-- Start DATA EXTRACT --

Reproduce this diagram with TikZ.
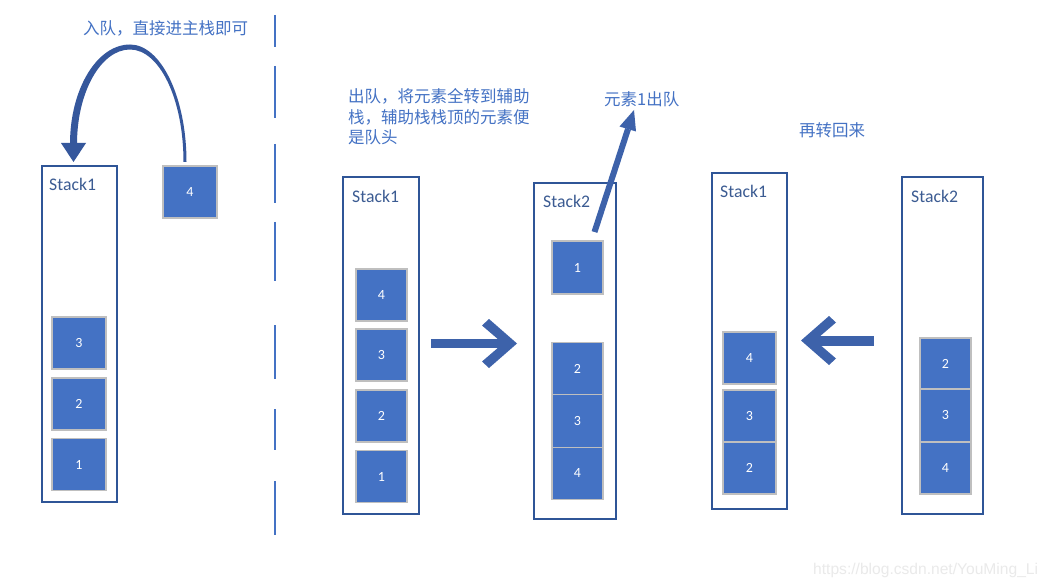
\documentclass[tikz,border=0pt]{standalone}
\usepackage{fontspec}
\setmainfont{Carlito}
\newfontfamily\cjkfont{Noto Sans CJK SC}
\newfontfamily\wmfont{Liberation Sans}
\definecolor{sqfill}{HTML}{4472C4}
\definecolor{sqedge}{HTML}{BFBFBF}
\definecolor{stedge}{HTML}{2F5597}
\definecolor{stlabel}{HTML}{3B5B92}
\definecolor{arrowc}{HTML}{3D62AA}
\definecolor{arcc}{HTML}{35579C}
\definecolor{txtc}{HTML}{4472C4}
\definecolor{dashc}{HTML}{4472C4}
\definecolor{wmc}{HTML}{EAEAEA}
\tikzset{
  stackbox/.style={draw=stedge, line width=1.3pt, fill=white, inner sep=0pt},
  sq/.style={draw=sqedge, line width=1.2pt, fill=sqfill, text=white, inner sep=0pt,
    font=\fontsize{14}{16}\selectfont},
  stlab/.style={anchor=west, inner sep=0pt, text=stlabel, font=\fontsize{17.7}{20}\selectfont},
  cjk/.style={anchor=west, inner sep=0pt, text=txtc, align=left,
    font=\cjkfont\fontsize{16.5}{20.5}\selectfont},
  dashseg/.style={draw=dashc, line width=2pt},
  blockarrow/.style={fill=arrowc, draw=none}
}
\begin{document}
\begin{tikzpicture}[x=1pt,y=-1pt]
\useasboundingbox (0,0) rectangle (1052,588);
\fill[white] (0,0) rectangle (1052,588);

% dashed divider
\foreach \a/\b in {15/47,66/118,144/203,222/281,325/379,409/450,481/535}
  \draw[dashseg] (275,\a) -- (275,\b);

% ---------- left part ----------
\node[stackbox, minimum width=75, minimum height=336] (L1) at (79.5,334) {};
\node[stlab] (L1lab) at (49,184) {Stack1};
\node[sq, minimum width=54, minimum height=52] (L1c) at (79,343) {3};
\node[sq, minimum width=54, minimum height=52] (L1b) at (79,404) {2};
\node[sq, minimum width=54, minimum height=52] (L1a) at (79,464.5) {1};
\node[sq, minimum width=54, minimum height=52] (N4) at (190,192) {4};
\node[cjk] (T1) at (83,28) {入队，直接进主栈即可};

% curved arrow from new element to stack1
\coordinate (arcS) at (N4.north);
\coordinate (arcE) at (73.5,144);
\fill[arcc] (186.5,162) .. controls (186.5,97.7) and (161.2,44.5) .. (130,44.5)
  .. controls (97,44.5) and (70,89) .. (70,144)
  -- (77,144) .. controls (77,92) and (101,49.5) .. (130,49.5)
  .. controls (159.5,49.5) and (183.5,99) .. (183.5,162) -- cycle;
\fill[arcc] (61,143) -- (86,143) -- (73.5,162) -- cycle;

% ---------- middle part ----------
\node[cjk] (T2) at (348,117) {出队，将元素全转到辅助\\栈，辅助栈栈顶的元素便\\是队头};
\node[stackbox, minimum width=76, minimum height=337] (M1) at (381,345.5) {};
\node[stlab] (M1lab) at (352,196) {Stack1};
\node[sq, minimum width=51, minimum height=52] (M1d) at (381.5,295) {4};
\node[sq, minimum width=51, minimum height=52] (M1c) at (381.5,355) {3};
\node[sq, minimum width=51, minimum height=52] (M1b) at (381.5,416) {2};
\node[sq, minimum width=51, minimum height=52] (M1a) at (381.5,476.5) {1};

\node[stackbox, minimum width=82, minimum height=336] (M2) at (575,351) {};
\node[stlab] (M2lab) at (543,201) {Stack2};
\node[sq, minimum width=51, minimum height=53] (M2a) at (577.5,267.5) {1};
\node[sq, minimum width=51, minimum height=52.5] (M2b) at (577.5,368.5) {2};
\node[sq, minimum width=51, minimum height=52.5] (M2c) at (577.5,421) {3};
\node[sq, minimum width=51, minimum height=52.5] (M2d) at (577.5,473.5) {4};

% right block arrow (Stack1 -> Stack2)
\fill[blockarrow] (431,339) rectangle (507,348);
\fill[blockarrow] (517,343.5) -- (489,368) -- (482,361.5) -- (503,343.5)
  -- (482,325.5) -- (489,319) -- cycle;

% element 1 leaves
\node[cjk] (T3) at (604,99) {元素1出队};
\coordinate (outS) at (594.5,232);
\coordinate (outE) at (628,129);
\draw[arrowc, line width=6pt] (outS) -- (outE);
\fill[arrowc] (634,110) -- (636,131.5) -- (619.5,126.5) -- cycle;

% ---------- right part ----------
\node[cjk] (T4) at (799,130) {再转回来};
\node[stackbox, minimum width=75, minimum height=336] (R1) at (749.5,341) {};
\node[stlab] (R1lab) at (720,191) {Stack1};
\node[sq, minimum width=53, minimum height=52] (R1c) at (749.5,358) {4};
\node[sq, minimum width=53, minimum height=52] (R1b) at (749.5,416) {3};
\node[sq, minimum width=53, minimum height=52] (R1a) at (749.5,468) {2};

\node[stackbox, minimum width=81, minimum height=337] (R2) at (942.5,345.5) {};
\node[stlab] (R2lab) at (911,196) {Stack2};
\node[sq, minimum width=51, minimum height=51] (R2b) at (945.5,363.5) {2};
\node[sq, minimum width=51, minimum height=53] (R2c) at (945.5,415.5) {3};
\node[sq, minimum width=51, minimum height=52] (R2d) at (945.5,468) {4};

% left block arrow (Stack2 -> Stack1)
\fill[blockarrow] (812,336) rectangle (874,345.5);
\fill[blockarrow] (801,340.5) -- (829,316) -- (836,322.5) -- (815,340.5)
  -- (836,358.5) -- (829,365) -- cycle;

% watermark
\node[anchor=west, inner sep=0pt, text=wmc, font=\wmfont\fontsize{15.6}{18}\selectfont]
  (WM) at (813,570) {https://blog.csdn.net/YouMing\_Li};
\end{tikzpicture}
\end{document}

-- End DATA EXTRACT --

> [SHORT PROBLEM]:
Reproduce exactly the run of lines that opens the listing and closes with the line holding "(275,\a) -- (275,\b);". Pictures are excluded.

> [REPLY]:
Reproduce this diagram with TikZ.
\documentclass[tikz,border=0pt]{standalone}
\usepackage{fontspec}
\setmainfont{Carlito}
\newfontfamily\cjkfont{Noto Sans CJK SC}
\newfontfamily\wmfont{Liberation Sans}
\definecolor{sqfill}{HTML}{4472C4}
\definecolor{sqedge}{HTML}{BFBFBF}
\definecolor{stedge}{HTML}{2F5597}
\definecolor{stlabel}{HTML}{3B5B92}
\definecolor{arrowc}{HTML}{3D62AA}
\definecolor{arcc}{HTML}{35579C}
\definecolor{txtc}{HTML}{4472C4}
\definecolor{dashc}{HTML}{4472C4}
\definecolor{wmc}{HTML}{EAEAEA}
\tikzset{
  stackbox/.style={draw=stedge, line width=1.3pt, fill=white, inner sep=0pt},
  sq/.style={draw=sqedge, line width=1.2pt, fill=sqfill, text=white, inner sep=0pt,
    font=\fontsize{14}{16}\selectfont},
  stlab/.style={anchor=west, inner sep=0pt, text=stlabel, font=\fontsize{17.7}{20}\selectfont},
  cjk/.style={anchor=west, inner sep=0pt, text=txtc, align=left,
    font=\cjkfont\fontsize{16.5}{20.5}\selectfont},
  dashseg/.style={draw=dashc, line width=2pt},
  blockarrow/.style={fill=arrowc, draw=none}
}
\begin{document}
\begin{tikzpicture}[x=1pt,y=-1pt]
\useasboundingbox (0,0) rectangle (1052,588);
\fill[white] (0,0) rectangle (1052,588);

% dashed divider
\foreach \a/\b in {15/47,66/118,144/203,222/281,325/379,409/450,481/535}
  \draw[dashseg] (275,\a) -- (275,\b);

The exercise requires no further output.